Dados divulgados pelo UNICEF reforçam a urgência: mais de 40 milhões de crianças e adolescentes no Brasil vivem expostos a dois ou mais riscos ambientais ou climáticos. Entre os perigos apontados estão a escassez hídrica, que afeta 8,6 milhões, e o risco de enchentes, presente na vida de outros 7,3 milhões.
Nesse contexto, o Governo Federal, por meio da Secretaria Nacional de Acesso à Justiça do Ministério da Justiça e Segurança Pública (Saju/MJSP), lançou no Pará o projeto Jovens Defensores Populares. A iniciativa oferece formação em conhecimento, defesa e promoção de direitos para jovens da Amazônia que atuam em territórios periféricos e vulnerabilizados. Mais do que uma ação pontual, essa experiência reforça a importância de escutar os jovens nas decisões sobre direitos humanos e meio ambiente.

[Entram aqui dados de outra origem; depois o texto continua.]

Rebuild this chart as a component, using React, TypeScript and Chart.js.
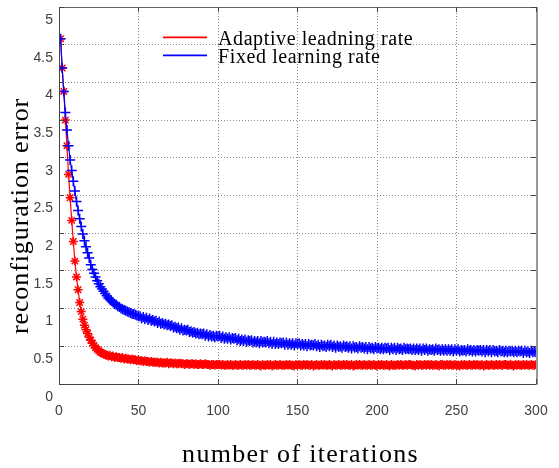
import React, { useEffect, useRef } from 'react';
import { Chart, registerables } from 'chart.js';

Chart.register(...registerables);

// ---------- data ----------
const iterations: number[] = Array.from({ length: 300 }, (_, i) => i + 1);

const xTicks = [0, 50, 100, 150, 200, 250, 300];
const yTicks = [0, 0.5, 1, 1.5, 2, 2.5, 3, 3.5, 4, 4.5, 5];

const seriesNames = ['Adaptive leadning rate', 'Fixed learning rate'];
const xTitle = 'number of iterations';
const yTitle = 'reconfiguration error';

// Adaptive learning rate (red, asterisk markers)
const adaptiveError: number[] = [
  4.58, 4.19, 3.88, 3.50, 3.16, 2.78, 2.47, 2.17, 1.89, 1.63,
  1.42, 1.25, 1.08, 0.96, 0.86, 0.78, 0.72, 0.67, 0.62, 0.58,
  0.54, 0.51, 0.48, 0.46, 0.44, 0.42, 0.41, 0.40, 0.39, 0.38,
  0.37, 0.38, 0.36, 0.37, 0.35, 0.36, 0.35, 0.35, 0.34, 0.35,
  0.33, 0.34, 0.33, 0.33, 0.32, 0.33, 0.32, 0.32, 0.31, 0.32,
  0.31, 0.31, 0.30, 0.31, 0.30, 0.30, 0.29, 0.30, 0.29, 0.29,
  0.29, 0.29, 0.28, 0.29, 0.28, 0.28, 0.28, 0.29, 0.27, 0.28,
  0.28, 0.27, 0.28, 0.27, 0.27, 0.28, 0.27, 0.27, 0.26, 0.27,
  0.27, 0.26, 0.27, 0.27, 0.26, 0.27, 0.26, 0.26, 0.27, 0.26,
  0.26, 0.27, 0.26, 0.26, 0.25, 0.26, 0.26, 0.25, 0.26, 0.26,
  0.26, 0.25, 0.26, 0.25, 0.25, 0.26, 0.25, 0.26, 0.25, 0.25,
  0.26, 0.25, 0.25, 0.26, 0.25, 0.25, 0.26, 0.25, 0.26, 0.25,
  0.25, 0.26, 0.25, 0.25, 0.26, 0.25, 0.24, 0.26, 0.25, 0.25,
  0.26, 0.25, 0.26, 0.24, 0.25, 0.26, 0.25, 0.25, 0.26, 0.25,
  0.25, 0.25, 0.26, 0.25, 0.26, 0.25, 0.25, 0.24, 0.26, 0.25,
  0.26, 0.25, 0.25, 0.26, 0.25, 0.26, 0.25, 0.25, 0.26, 0.24,
  0.25, 0.26, 0.25, 0.25, 0.26, 0.25, 0.26, 0.25, 0.25, 0.26,
  0.25, 0.24, 0.26, 0.25, 0.25, 0.26, 0.25, 0.25, 0.26, 0.25,
  0.26, 0.25, 0.25, 0.26, 0.24, 0.25, 0.26, 0.25, 0.26, 0.25,
  0.25, 0.26, 0.25, 0.25, 0.26, 0.25, 0.25, 0.26, 0.25, 0.24,
  0.26, 0.25, 0.26, 0.25, 0.25, 0.26, 0.25, 0.24, 0.26, 0.25,
  0.25, 0.25, 0.26, 0.25, 0.26, 0.25, 0.25, 0.26, 0.25, 0.26,
  0.26, 0.25, 0.25, 0.24, 0.26, 0.25, 0.26, 0.25, 0.25, 0.26,
  0.25, 0.26, 0.25, 0.26, 0.25, 0.25, 0.26, 0.25, 0.24, 0.26,
  0.26, 0.25, 0.25, 0.26, 0.25, 0.26, 0.25, 0.25, 0.26, 0.25,
  0.25, 0.24, 0.26, 0.25, 0.26, 0.25, 0.25, 0.26, 0.25, 0.25,
  0.26, 0.25, 0.26, 0.25, 0.25, 0.26, 0.24, 0.25, 0.26, 0.25,
  0.25, 0.26, 0.25, 0.25, 0.26, 0.25, 0.26, 0.25, 0.25, 0.26,
  0.26, 0.25, 0.25, 0.26, 0.25, 0.24, 0.26, 0.25, 0.26, 0.25,
  0.25, 0.26, 0.25, 0.26, 0.25, 0.25, 0.26, 0.25, 0.25, 0.26,
];

// Fixed learning rate (blue, plus markers)
const fixedError: number[] = [
  4.58, 4.19, 3.88, 3.60, 3.37, 3.16, 2.97, 2.83, 2.69, 2.56,
  2.42, 2.30, 2.19, 2.09, 1.99, 1.90, 1.82, 1.74, 1.67, 1.58,
  1.52, 1.47, 1.42, 1.37, 1.33, 1.29, 1.26, 1.23, 1.20, 1.17,
  1.14, 1.12, 1.10, 1.08, 1.06, 1.05, 1.03, 1.02, 1.00, 0.99,
  0.98, 0.97, 0.96, 0.95, 0.94, 0.93, 0.93, 0.92, 0.91, 0.90,
  0.90, 0.87, 0.89, 0.86, 0.88, 0.85, 0.87, 0.84, 0.85, 0.83,
  0.84, 0.81, 0.83, 0.80, 0.81, 0.79, 0.80, 0.78, 0.79, 0.77,
  0.78, 0.75, 0.76, 0.74, 0.75, 0.72, 0.74, 0.71, 0.72, 0.71,
  0.72, 0.69, 0.70, 0.68, 0.69, 0.67, 0.68, 0.66, 0.67, 0.66,
  0.67, 0.64, 0.66, 0.63, 0.65, 0.63, 0.64, 0.62, 0.64, 0.63,
  0.64, 0.61, 0.63, 0.60, 0.62, 0.60, 0.62, 0.59, 0.61, 0.60,
  0.61, 0.58, 0.60, 0.57, 0.59, 0.57, 0.59, 0.56, 0.58, 0.57,
  0.58, 0.55, 0.57, 0.55, 0.57, 0.54, 0.57, 0.55, 0.56, 0.55,
  0.57, 0.54, 0.56, 0.53, 0.56, 0.53, 0.55, 0.53, 0.55, 0.54,
  0.55, 0.52, 0.55, 0.52, 0.54, 0.52, 0.54, 0.51, 0.54, 0.53,
  0.54, 0.51, 0.53, 0.51, 0.53, 0.50, 0.53, 0.51, 0.52, 0.51,
  0.53, 0.50, 0.52, 0.49, 0.52, 0.50, 0.51, 0.49, 0.52, 0.50,
  0.52, 0.49, 0.51, 0.48, 0.51, 0.49, 0.50, 0.48, 0.51, 0.49,
  0.50, 0.48, 0.50, 0.47, 0.50, 0.48, 0.49, 0.47, 0.50, 0.48,
  0.49, 0.47, 0.49, 0.46, 0.49, 0.47, 0.48, 0.46, 0.49, 0.47,
  0.48, 0.46, 0.48, 0.46, 0.48, 0.47, 0.48, 0.45, 0.48, 0.46,
  0.48, 0.45, 0.48, 0.46, 0.47, 0.45, 0.48, 0.46, 0.47, 0.46,
  0.47, 0.45, 0.47, 0.45, 0.47, 0.45, 0.47, 0.44, 0.47, 0.45,
  0.47, 0.44, 0.46, 0.45, 0.46, 0.44, 0.47, 0.45, 0.46, 0.44,
  0.46, 0.44, 0.46, 0.44, 0.46, 0.44, 0.46, 0.43, 0.46, 0.44,
  0.46, 0.43, 0.45, 0.44, 0.45, 0.43, 0.46, 0.44, 0.45, 0.43,
  0.45, 0.43, 0.45, 0.44, 0.45, 0.43, 0.45, 0.42, 0.45, 0.43,
  0.45, 0.42, 0.45, 0.43, 0.44, 0.42, 0.45, 0.43, 0.44, 0.42,
  0.44, 0.42, 0.44, 0.43, 0.44, 0.42, 0.44, 0.42, 0.44, 0.43,
  0.44, 0.41, 0.44, 0.42, 0.43, 0.41, 0.44, 0.42, 0.43, 0.42,
];

const RED = '#ff0000';
const BLUE = '#0000ff';
const SERIF = '"Liberation Serif", "DejaVu Serif", serif';
const SANS = '"Liberation Sans", Arial, sans-serif';

const decorPlugin = {
  id: 'decor',
  afterDraw(chart: any) {
    const { ctx, chartArea, scales } = chart;
    const { left, right, top, bottom } = chartArea;
    const xs = scales.x;
    const ys = scales.y;
    ctx.save();

    // frame
    ctx.setLineDash([]);
    ctx.lineWidth = 1;
    ctx.strokeStyle = '#444444';
    ctx.beginPath();
    ctx.moveTo(Math.floor(left) + 0.5, Math.floor(top) + 0.5);
    ctx.lineTo(Math.floor(left) + 0.5, Math.floor(bottom) + 0.5);
    ctx.lineTo(Math.floor(right) + 0.5, Math.floor(bottom) + 0.5);
    ctx.stroke();
    ctx.strokeStyle = '#666666';
    ctx.beginPath();
    ctx.moveTo(Math.floor(left) + 0.5, Math.floor(top) + 0.5);
    ctx.lineTo(Math.floor(right) + 0.5, Math.floor(top) + 0.5);
    ctx.stroke();
    ctx.strokeStyle = '#999999';
    ctx.lineWidth = 2;
    ctx.beginPath();
    ctx.moveTo(Math.floor(right) + 1, Math.floor(top));
    ctx.lineTo(Math.floor(right) + 1, Math.floor(bottom) + 1);
    ctx.stroke();

    // inward tick marks
    ctx.lineWidth = 1;
    ctx.strokeStyle = '#444444';
    const tl = 5;
    ctx.beginPath();
    for (const v of xTicks) {
      const px = Math.floor(xs.getPixelForValue(v)) + 0.5;
      ctx.moveTo(px, bottom);
      ctx.lineTo(px, bottom - tl);
      ctx.moveTo(px, top);
      ctx.lineTo(px, top + tl);
    }
    for (const v of yTicks) {
      const py = Math.floor(ys.getPixelForValue(v)) + 0.5;
      ctx.moveTo(left, py);
      ctx.lineTo(left + tl, py);
      ctx.moveTo(right, py);
      ctx.lineTo(right - tl, py);
    }
    ctx.stroke();

    // legend (lines only, serif text)
    const legendColors = [RED, BLUE];
    const lineY = [37.4, 55.4];
    const textBase = [45, 63];
    ctx.font = `20px ${SERIF}`;
    ctx.fillStyle = '#000000';
    ctx.textAlign = 'left';
    ctx.textBaseline = 'alphabetic';
    (ctx as any).letterSpacing = '0.6px';
    for (let i = 0; i < seriesNames.length; i++) {
      ctx.save();
      ctx.strokeStyle = legendColors[i];
      ctx.lineWidth = 1.8;
      ctx.beginPath();
      ctx.moveTo(163, lineY[i]);
      ctx.lineTo(207, lineY[i]);
      ctx.stroke();
      ctx.restore();
      ctx.fillText(seriesNames[i], 218, textBase[i]);
    }

    // axis titles
    ctx.textAlign = 'center';
    ctx.font = `26px ${SERIF}`;
    (ctx as any).letterSpacing = '1.3px';
    ctx.fillText(xTitle, (left + right) / 2 + 3, 462);

    ctx.save();
    ctx.translate(28, 216);
    ctx.rotate(-Math.PI / 2);
    (ctx as any).letterSpacing = '0.9px';
    ctx.fillText(yTitle, 0, 0);
    ctx.restore();

    (ctx as any).letterSpacing = '0px';
    ctx.restore();
  },
};

export default function App() {
  const canvasRef = useRef<HTMLCanvasElement | null>(null);

  useEffect(() => {
    const canvas = canvasRef.current;
    if (!canvas) return;
    const chart = new Chart(canvas, {
      type: 'line',
      data: {
        datasets: [
          {
            label: seriesNames[0],
            data: iterations.map((x, i) => ({ x, y: adaptiveError[i] })),
            borderColor: RED,
            backgroundColor: RED,
            borderWidth: 1.2,
            pointStyle: 'star',
            pointRadius: 4.5,
            pointBorderWidth: 1.5,
            pointBorderColor: RED,
            tension: 0,
            fill: false,
            order: 1,
          },
          {
            label: seriesNames[1],
            data: iterations.map((x, i) => ({ x, y: fixedError[i] })),
            borderColor: BLUE,
            backgroundColor: BLUE,
            borderWidth: 1.2,
            pointStyle: 'cross',
            pointRadius: 5,
            pointBorderWidth: 1.5,
            pointBorderColor: BLUE,
            tension: 0,
            fill: false,
            order: 0,
          },
        ],
      },
      options: {
        responsive: false,
        animation: false,
        devicePixelRatio: 1,
        layout: { padding: { left: 0, top: 7, right: 23, bottom: 0 } },
        plugins: {
          legend: { display: false },
          tooltip: { enabled: false },
        },
        scales: {
          x: {
            type: 'linear',
            min: 0,
            max: 300,
            afterBuildTicks: (s: any) => {
              s.ticks = xTicks.map((v) => ({ value: v }));
            },
            afterFit: (s: any) => {
              s.height = 84;
              s.paddingLeft = 0;
              s.paddingRight = 0;
            },
            grid: { color: '#8a8a8a', lineWidth: 1, drawTicks: false },
            border: { display: false, dash: [1, 2] },
            ticks: {
              padding: 19,
              color: '#404040',
              font: { family: SANS, size: 14 },
              maxRotation: 0,
              callback: (v: any) => String(v),
            },
          },
          y: {
            type: 'linear',
            min: 0,
            max: 5,
            afterBuildTicks: (s: any) => {
              s.ticks = yTicks.map((v) => ({ value: v }));
            },
            afterFit: (s: any) => {
              s.width = 59;
              s.paddingTop = 0;
              s.paddingBottom = 0;
            },
            grid: { color: '#8a8a8a', lineWidth: 1, drawTicks: false },
            border: { display: false, dash: [1, 2] },
            ticks: {
              padding: 6,
              labelOffset: 13,
              color: '#404040',
              font: { family: SANS, size: 14 },
              callback: (v: any) => String(v),
            },
          },
        },
      },
      plugins: [decorPlugin],
    } as any);
    return () => chart.destroy();
  }, []);

  return (
    <div
      style={{
        position: 'fixed',
        left: 0,
        top: 0,
        width: 559,
        height: 468,
        background: '#ffffff',
      }}
    >
      <canvas ref={canvasRef} width={559} height={468} />
    </div>
  );
}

Intergeracionalidade e justiça epistêmica
Ouvir com atenção as novas gerações não significa desvalorizar as mais velhas. Ao contrário, trata-se de construir diálogos intergeracionais, capazes de criar pontes, desafiar hierarquias e promover aprendizado mútuo. Essa troca fortalece a solidariedade e ajuda a enfrentar coletivamente os desafios globais.
Para isso, é fundamental questionar por que as visões jovens são tantas vezes subestimadas. Reconhecer a legitimidade das epistemologias juvenis — suas formas próprias de ver e interpretar o mundo — é uma questão de justiça epistêmica. Isso significa não apenas abrir espaço para que falem, mas garantir que suas perspectivas influenciem políticas públicas e decisões estratégicas.
A democracia e os direitos humanos não segmentam nem excluem: integram e mobilizam toda a sociedade em busca de dignidade e justiça. Mas, para que isso aconteça, é necessário criar formas de participação estruturada, institucionalizada e transformadora. Crianças e adolescentes não devem ser vistos apenas como “o futuro”, mas como sujeitos de direitos no presente.
Paulo Freire já dizia, “não é possível viver sem sonhos”, pois eles nos guiam em direção às mudanças estruturais de que tanto precisamos. Que nós possamos sonhar e lutar junto com as novas gerações!